-- begin --

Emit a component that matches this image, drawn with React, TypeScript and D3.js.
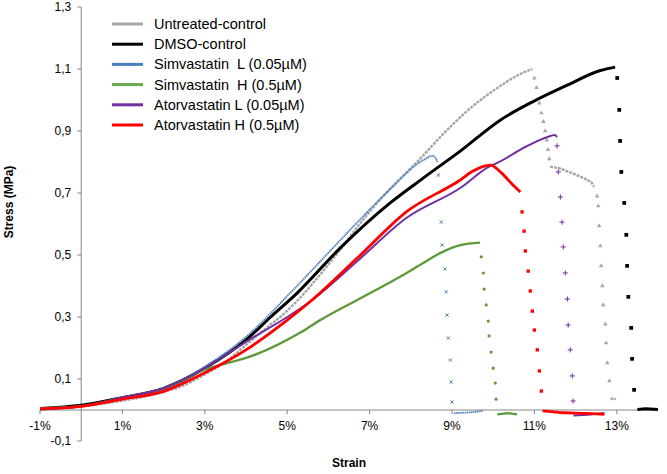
import React from 'react';
import * as d3 from 'd3';

// strain (%) / stress (MPa)
const untreatedLine: [number, number][] = [[-1, 0.0], [0, 0.012], [1, 0.03], [1.6, 0.045], [2, 0.058], [2.5, 0.08], [3, 0.115], [3.5, 0.155], [4, 0.21], [4.5, 0.265], [5, 0.32], [5.3, 0.36], [5.63, 0.41], [6.36, 0.53], [6.7, 0.59], [7.33, 0.69], [8.15, 0.8], [8.88, 0.903], [9.37, 0.965], [10.17, 1.045], [10.6, 1.08], [10.95, 1.1]];
const untreatedDrop1: [number, number][] = [[11.0, 1.07], [11.05, 1.04], [11.12, 0.99], [11.17, 0.958], [11.22, 0.93], [11.26, 0.9], [11.3, 0.87], [11.33, 0.84], [11.36, 0.81]];
const untreatedMid: [number, number][] = [[11.38, 0.785], [11.6, 0.78], [11.9, 0.765], [12.2, 0.748], [12.38, 0.735], [12.45, 0.72]];
const untreatedDrop2: [number, number][] = [[12.52, 0.69], [12.55, 0.658], [12.57, 0.594], [12.6, 0.529], [12.62, 0.465], [12.65, 0.4], [12.67, 0.339], [12.72, 0.277], [12.74, 0.216], [12.77, 0.152], [12.82, 0.094]];
const untreatedTail: [number, number][] = [[12.85, 0.035], [12.92, 0.037], [12.98, 0.034]];

const dmsoLine: [number, number][] = [[-1, 0.005], [0, 0.015], [1, 0.04], [2, 0.07], [3, 0.135], [4, 0.226], [4.6, 0.3], [5.24, 0.377], [6.29, 0.523], [7.5, 0.668], [8.3, 0.748], [9.2, 0.835], [10.17, 0.935], [10.97, 0.995], [11.8, 1.048], [12.6, 1.095], [12.96, 1.106]];
const dmsoDrop: [number, number][] = [[13.01, 1.071], [13.06, 0.968], [13.08, 0.868], [13.11, 0.768], [13.18, 0.668], [13.23, 0.565], [13.25, 0.465], [13.28, 0.365], [13.35, 0.265], [13.37, 0.165], [13.42, 0.065]];
const dmsoTail: [number, number][] = [[13.5, 0.002], [13.7, 0.004], [14.0, 0.002]];

const simLLine: [number, number][] = [[-1, 0.003], [0, 0.012], [1, 0.035], [2, 0.07], [3, 0.14], [4, 0.236], [5.07, 0.377], [5.63, 0.455], [6.29, 0.548], [7.43, 0.703], [8.3, 0.806], [8.54, 0.82], [8.65, 0.8]];
const simLDrop: [number, number][] = [[8.67, 0.758], [8.74, 0.606], [8.76, 0.532], [8.83, 0.455], [8.86, 0.381], [8.88, 0.306], [8.91, 0.232], [8.96, 0.161], [8.98, 0.09], [9.0, 0.026]];
const simLTail: [number, number][] = [[9.05, -0.01], [9.4, -0.008], [9.75, -0.003]];

const simHLine: [number, number][] = [[-1, 0.005], [0, 0.012], [1, 0.04], [2, 0.068], [3, 0.13], [3.5, 0.15], [4, 0.168], [5.32, 0.25], [5.8, 0.29], [6.7, 0.355], [7.74, 0.43], [8.3, 0.474], [8.71, 0.506], [9.2, 0.532], [9.68, 0.54]];
const simHDrop: [number, number][] = [[9.71, 0.494], [9.76, 0.442], [9.78, 0.39], [9.83, 0.339], [9.88, 0.287], [9.9, 0.239], [9.95, 0.187], [10.0, 0.135], [10.05, 0.087], [10.07, 0.035]];
const simHTail: [number, number][] = [[10.1, -0.014], [10.35, -0.01], [10.58, -0.014]];

const atorLLine: [number, number][] = [[-1, 0.002], [0, 0.012], [1, 0.04], [2, 0.07], [3, 0.135], [4, 0.22], [5, 0.3], [5.56, 0.35], [6.7, 0.48], [7.9, 0.62], [9.2, 0.716], [9.9, 0.785], [10.1, 0.797], [10.8, 0.85], [11.3, 0.88], [11.5, 0.887], [11.55, 0.88]];
const atorLDrop: [number, number][] = [[11.55, 0.852], [11.58, 0.768], [11.63, 0.687], [11.67, 0.606], [11.7, 0.526], [11.75, 0.442], [11.8, 0.358], [11.82, 0.274], [11.87, 0.194], [11.92, 0.11], [11.94, 0.029]];
const atorLTail: [number, number][] = [[11.95, -0.018], [12.3, -0.015], [12.7, -0.01]];

const atorHLine: [number, number][] = [[-1, 0.004], [0, 0.012], [1, 0.035], [2, 0.06], [3, 0.12], [4, 0.194], [5, 0.29], [5.56, 0.35], [6.7, 0.49], [7.9, 0.64], [9.2, 0.742], [9.5, 0.77], [9.93, 0.79], [10.2, 0.765], [10.45, 0.73], [10.66, 0.703]];
const atorHDrop: [number, number][] = [[10.7, 0.639], [10.75, 0.577], [10.78, 0.513], [10.85, 0.448], [10.9, 0.384], [10.95, 0.319], [11.0, 0.258], [11.07, 0.194], [11.12, 0.126], [11.17, 0.061]];
const atorHTail: [number, number][] = [[11.2, -0.003], [11.6, -0.008], [12.0, -0.01], [12.4, -0.012], [12.7, -0.014]];

const xTicks = [-1, 1, 3, 5, 7, 9, 11, 13];
const yTicks = [-0.1, 0.1, 0.3, 0.5, 0.7, 0.9, 1.1, 1.3];
const legendNames = ['Untreated-control', 'DMSO-control', 'Simvastatin  L (0.05\u00b5M)', 'Simvastatin  H (0.5\u00b5M)', 'Atorvastatin L (0.05\u00b5M)', 'Atorvastatin H (0.5\u00b5M)'];

const x = d3.scaleLinear().domain([-1, 14]).range([40, 658]);
const y = d3.scaleLinear().domain([-0.1, 1.3]).range([441, 7]);
const line = d3.line<[number, number]>().x(d => x(d[0])).y(d => y(d[1])).curve(d3.curveMonotoneX);
const straight = d3.line<[number, number]>().x(d => x(d[0])).y(d => y(d[1]));

type Series = {
  color: string;
  width: number;
  dash?: string;
  parts: [number, number][][];
  drops: [number, number][][];
  symbol: d3.SymbolType;
  size: number;
  stroke?: boolean;
};

const series: Series[] = [
  { color: '#a6a6a6', width: 2.4, dash: '3 1', parts: [untreatedLine, untreatedMid, untreatedTail], drops: [untreatedDrop1, untreatedDrop2], symbol: d3.symbolTriangle, size: 9 },
  { color: '#000000', width: 3, parts: [dmsoLine, dmsoTail], drops: [dmsoDrop], symbol: d3.symbolSquare, size: 14 },
  { color: '#4a7ebb', width: 1.8, dash: '1.5 0.6', parts: [simLLine, simLTail], drops: [simLDrop], symbol: d3.symbolX, size: 8, stroke: true },
  { color: '#5f9a3a', width: 2.4, parts: [simHLine, simHTail], drops: [simHDrop], symbol: d3.symbolCircle, size: 8 },
  { color: '#7030a0', width: 2, parts: [atorLLine, atorLTail], drops: [atorLDrop], symbol: d3.symbolPlus, size: 10, stroke: true },
  { color: '#ff0000', width: 2.8, parts: [atorHLine, atorHTail], drops: [atorHDrop], symbol: d3.symbolSquare, size: 11 },
];

const legendColors = ['#a6a6a6', '#000000', '#4a7ebb', '#6aa84f', '#7030a0', '#ff0000'];

const fmt = (v: number) => d3.format('.1f')(v).replace('.', ',').replace('\u2212', '-');

export default function App() {
  const font = '"Liberation Sans", Arial, sans-serif';
  return (
    <svg width={667} height={474} style={{ position: 'absolute', left: 0, top: 0, background: '#fff' }} fontFamily={font}>
      {/* axes */}
      <line x1={x(0)} x2={x(0)} y1={y(1.3)} y2={y(-0.1)} stroke="#868686" strokeWidth={1} />
      <line x1={x(-1)} x2={x(14)} y1={y(0)} y2={y(0)} stroke="#868686" strokeWidth={1} />
      {yTicks.map(t => (
        <g key={t}>
          <line x1={x(0) - 4} x2={x(0)} y1={y(t)} y2={y(t)} stroke="#868686" />
          <text x={x(0) - 10} y={y(t)} dy="0.35em" textAnchor="end" fontSize={12} fill="#000">{fmt(t)}</text>
        </g>
      ))}
      {xTicks.map(t => (
        <g key={t}>
          <line x1={x(t)} x2={x(t)} y1={y(0)} y2={y(0) + 4} stroke="#868686" />
          <text x={x(t)} y={y(0) + 20} textAnchor="middle" fontSize={12} fill="#000">{t}%</text>
        </g>
      ))}
      <text x={x(6.5)} y={467} textAnchor="middle" fontSize={12} fontWeight="bold">Strain</text>
      <text transform="translate(13, 202) rotate(-90)" textAnchor="middle" fontSize={12} fontWeight="bold">Stress (MPa)</text>

      {/* series */}
      {series.map((s, i) => (
        <g key={i}>
          {s.parts.map((p, j) => (
            <path key={j} d={(j === 0 ? line(p) : straight(p)) || ''} fill="none" stroke={s.color} strokeWidth={s.width} strokeDasharray={s.dash} strokeLinejoin="round" />
          ))}
          {s.drops.flat().map((d, k) => (
            <path key={'m' + k} transform={`translate(${x(d[0])},${y(d[1])})`} d={d3.symbol(s.symbol, s.size)() || ''}
              fill={s.stroke ? 'none' : s.color} stroke={s.stroke ? s.color : 'none'} strokeWidth={1} />
          ))}
        </g>
      ))}

      {/* legend */}
      {legendNames.map((n, i) => (
        <g key={n} transform={`translate(112, ${24 + i * 20.2})`}>
          <line x1={0} x2={31} y1={0} y2={0} stroke={legendColors[i]} strokeWidth={3} />
          <text x={42} y={0} dy="0.35em" fontSize={14.5} fill="#000" style={{ whiteSpace: 'pre' }}>{n}</text>
        </g>
      ))}
    </svg>
  );
}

-- end --

Exercise objective
Please extract exactly the lines of the data, from the first through the line containing "import * as d3 from 'd3';", and add no pictures to the copy.

Task response
Emit a component that matches this image, drawn with React, TypeScript and D3.js.
import React from 'react';
import * as d3 from 'd3';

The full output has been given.